> [PROVIDED RECORDS]:
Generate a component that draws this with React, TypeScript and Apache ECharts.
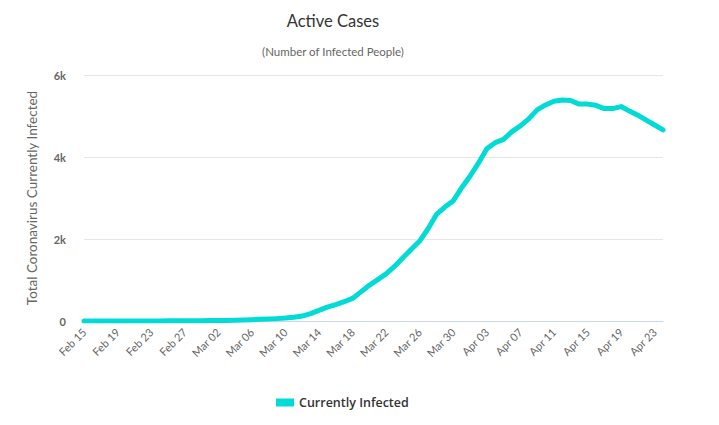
import React, { useEffect, useRef } from "react";
import * as echarts from "echarts";

const dates: string[] = [
  "Feb 15", "Feb 16", "Feb 17", "Feb 18", "Feb 19", "Feb 20", "Feb 21", "Feb 22", "Feb 23", "Feb 24",
  "Feb 25", "Feb 26", "Feb 27", "Feb 28", "Feb 29",
  "Mar 01", "Mar 02", "Mar 03", "Mar 04", "Mar 05", "Mar 06", "Mar 07", "Mar 08", "Mar 09", "Mar 10",
  "Mar 11", "Mar 12", "Mar 13", "Mar 14", "Mar 15", "Mar 16", "Mar 17", "Mar 18", "Mar 19", "Mar 20",
  "Mar 21", "Mar 22", "Mar 23", "Mar 24", "Mar 25", "Mar 26", "Mar 27", "Mar 28", "Mar 29", "Mar 30",
  "Mar 31",
  "Apr 01", "Apr 02", "Apr 03", "Apr 04", "Apr 05", "Apr 06", "Apr 07", "Apr 08", "Apr 09", "Apr 10",
  "Apr 11", "Apr 12", "Apr 13", "Apr 14", "Apr 15", "Apr 16", "Apr 17", "Apr 18", "Apr 19", "Apr 20",
  "Apr 21", "Apr 22", "Apr 23", "Apr 24",
];

const currentlyInfected: number[] = [
  3, 3, 3, 3, 3, 3, 3, 3, 3, 3, 4, 4, 5, 6, 8,
  10, 12, 15, 20, 25, 32,
  40, 48, 58, 72, 92, 120,
  180, 260, 340, 400, 470, 550,
  710, 870, 1010, 1150, 1330, 1540,
  1750, 1950, 2250, 2600, 2780, 2930,
  3250, 3530, 3850, 4200, 4350, 4430,
  4620, 4760, 4930, 5150, 5270, 5360,
  5390, 5380, 5290, 5290, 5260, 5180,
  5180, 5230, 5120, 5020, 4900, 4780, 4660,
];

const yTicks: number[] = [0, 2000, 4000, 6000];
const yTickLabels: string[] = ["0", "2k", "4k", "6k"];

const FONT = "Lato, 'Open Sans', sans-serif";
const WIDE = "'Open Sans', Lato, sans-serif";

export default function App() {
  const ref = useRef<HTMLDivElement>(null);

  useEffect(() => {
    if (!ref.current) return;
    const chart = echarts.init(ref.current, undefined, { renderer: "svg" });
    chart.setOption({
      animation: false,
      backgroundColor: "#ffffff",
      title: [
        {
          text: "Active Cases",
          left: 328,
          top: 7,
          textAlign: "center",
          textStyle: { fontSize: 16.5, fontWeight: "normal", color: "#333333", fontFamily: FONT },
        },
        {
          text: "(Number of Infected People)",
          left: 328,
          top: 40,
          textAlign: "center",
          textStyle: { fontSize: 11.5, fontWeight: "normal", color: "#666666", fontFamily: FONT },
        },
      ],
      legend: {
        left: 271,
        top: 391,
        icon: "rect",
        itemWidth: 18,
        itemHeight: 8,
        itemGap: 10,
        textStyle: { fontSize: 12.5, fontWeight: 600, color: "#333333", fontFamily: WIDE },
        data: ["Currently Infected"],
      },
      grid: { left: 84, right: 56, top: 75, bottom: 104, containLabel: false },
      xAxis: {
        type: "category",
        data: dates,
        boundaryGap: false,
        axisLine: { show: true, lineStyle: { color: "#ccd6eb", width: 1 } },
        axisTick: { show: false },
        axisLabel: {
          interval: 3,
          rotate: 45,
          color: "#666666",
          fontSize: 11,
          fontFamily: FONT,
          margin: 9,
        },
        splitLine: { show: false },
      },
      yAxis: {
        type: "value",
        min: yTicks[0],
        max: yTicks[yTicks.length - 1],
        interval: yTicks[1] - yTicks[0],
        name: "Total Coronavirus Currently Infected",
        nameLocation: "middle",
        nameGap: 45,
        nameRotate: 90,
        nameTextStyle: { fontSize: 13.5, color: "#666666", fontFamily: FONT },
        axisLine: { show: false },
        axisTick: { show: false },
        axisLabel: {
          color: "#666666",
          fontSize: 11,
          fontWeight: "bold",
          fontFamily: FONT,
          margin: 18,
          formatter: (v: number) => {
            const i = yTicks.indexOf(v);
            return i >= 0 ? yTickLabels[i] : String(v);
          },
        },
        splitLine: { show: true, lineStyle: { color: "#e6e6e6", width: 1 } },
      },
      series: [
        {
          name: "Currently Infected",
          type: "line",
          data: currentlyInfected,
          showSymbol: false,
          symbol: "none",
          smooth: false,
          itemStyle: { color: "#00dbd6" },
          lineStyle: { color: "#00dbd6", width: 5, cap: "round", join: "round" },
        },
      ],
    });
    return () => chart.dispose();
  }, []);

  return (
    <div
      ref={ref}
      style={{ position: "fixed", left: 0, top: 0, width: 719, height: 425, background: "#fff" }}
    />
  );
}
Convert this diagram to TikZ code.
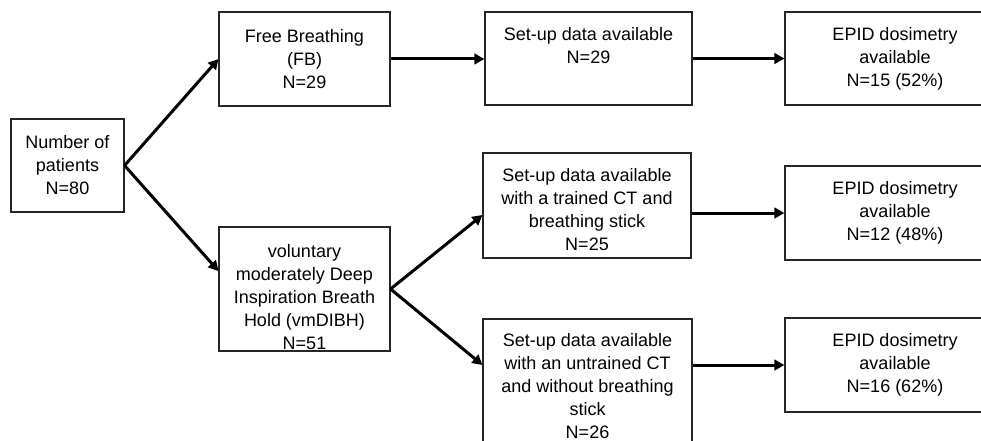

> [WRITTEN EXERCISE]: Produce an exact copy of each line of data, skipping embedded images.

> [THE COMPLETED TASK]:
Generate a component that draws this with React, TypeScript and Apache ECharts.
import React, { useEffect, useRef } from "react";
import * as echarts from "echarts";

const dates: string[] = [
  "Feb 15", "Feb 16", "Feb 17", "Feb 18", "Feb 19", "Feb 20", "Feb 21", "Feb 22", "Feb 23", "Feb 24",
  "Feb 25", "Feb 26", "Feb 27", "Feb 28", "Feb 29",
  "Mar 01", "Mar 02", "Mar 03", "Mar 04", "Mar 05", "Mar 06", "Mar 07", "Mar 08", "Mar 09", "Mar 10",
  "Mar 11", "Mar 12", "Mar 13", "Mar 14", "Mar 15", "Mar 16", "Mar 17", "Mar 18", "Mar 19", "Mar 20",
  "Mar 21", "Mar 22", "Mar 23", "Mar 24", "Mar 25", "Mar 26", "Mar 27", "Mar 28", "Mar 29", "Mar 30",
  "Mar 31",
  "Apr 01", "Apr 02", "Apr 03", "Apr 04", "Apr 05", "Apr 06", "Apr 07", "Apr 08", "Apr 09", "Apr 10",
  "Apr 11", "Apr 12", "Apr 13", "Apr 14", "Apr 15", "Apr 16", "Apr 17", "Apr 18", "Apr 19", "Apr 20",
  "Apr 21", "Apr 22", "Apr 23", "Apr 24",
];

const currentlyInfected: number[] = [
  3, 3, 3, 3, 3, 3, 3, 3, 3, 3, 4, 4, 5, 6, 8,
  10, 12, 15, 20, 25, 32,
  40, 48, 58, 72, 92, 120,
  180, 260, 340, 400, 470, 550,
  710, 870, 1010, 1150, 1330, 1540,
  1750, 1950, 2250, 2600, 2780, 2930,
  3250, 3530, 3850, 4200, 4350, 4430,
  4620, 4760, 4930, 5150, 5270, 5360,
  5390, 5380, 5290, 5290, 5260, 5180,
  5180, 5230, 5120, 5020, 4900, 4780, 4660,
];

const yTicks: number[] = [0, 2000, 4000, 6000];
const yTickLabels: string[] = ["0", "2k", "4k", "6k"];

const FONT = "Lato, 'Open Sans', sans-serif";
const WIDE = "'Open Sans', Lato, sans-serif";

export default function App() {
  const ref = useRef<HTMLDivElement>(null);

  useEffect(() => {
    if (!ref.current) return;
    const chart = echarts.init(ref.current, undefined, { renderer: "svg" });
    chart.setOption({
      animation: false,
      backgroundColor: "#ffffff",
      title: [
        {
          text: "Active Cases",
          left: 328,
          top: 7,
          textAlign: "center",
          textStyle: { fontSize: 16.5, fontWeight: "normal", color: "#333333", fontFamily: FONT },
        },
        {
          text: "(Number of Infected People)",
          left: 328,
          top: 40,
          textAlign: "center",
          textStyle: { fontSize: 11.5, fontWeight: "normal", color: "#666666", fontFamily: FONT },
        },
      ],
      legend: {
        left: 271,
        top: 391,
        icon: "rect",
        itemWidth: 18,
        itemHeight: 8,
        itemGap: 10,
        textStyle: { fontSize: 12.5, fontWeight: 600, color: "#333333", fontFamily: WIDE },
        data: ["Currently Infected"],
      },
      grid: { left: 84, right: 56, top: 75, bottom: 104, containLabel: false },
      xAxis: {
        type: "category",
        data: dates,
        boundaryGap: false,
        axisLine: { show: true, lineStyle: { color: "#ccd6eb", width: 1 } },
        axisTick: { show: false },
        axisLabel: {
          interval: 3,
          rotate: 45,
          color: "#666666",
          fontSize: 11,
          fontFamily: FONT,
          margin: 9,
        },
        splitLine: { show: false },
      },
      yAxis: {
        type: "value",
        min: yTicks[0],
        max: yTicks[yTicks.length - 1],
        interval: yTicks[1] - yTicks[0],
        name: "Total Coronavirus Currently Infected",
        nameLocation: "middle",
        nameGap: 45,
        nameRotate: 90,
        nameTextStyle: { fontSize: 13.5, color: "#666666", fontFamily: FONT },
        axisLine: { show: false },
        axisTick: { show: false },
        axisLabel: {
          color: "#666666",
          fontSize: 11,
          fontWeight: "bold",
          fontFamily: FONT,
          margin: 18,
          formatter: (v: number) => {
            const i = yTicks.indexOf(v);
            return i >= 0 ? yTickLabels[i] : String(v);
          },
        },
        splitLine: { show: true, lineStyle: { color: "#e6e6e6", width: 1 } },
      },
      series: [
        {
          name: "Currently Infected",
          type: "line",
          data: currentlyInfected,
          showSymbol: false,
          symbol: "none",
          smooth: false,
          itemStyle: { color: "#00dbd6" },
          lineStyle: { color: "#00dbd6", width: 5, cap: "round", join: "round" },
        },
      ],
    });
    return () => chart.dispose();
  }, []);

  return (
    <div
      ref={ref}
      style={{ position: "fixed", left: 0, top: 0, width: 719, height: 425, background: "#fff" }}
    />
  );
}
Convert this diagram to TikZ code.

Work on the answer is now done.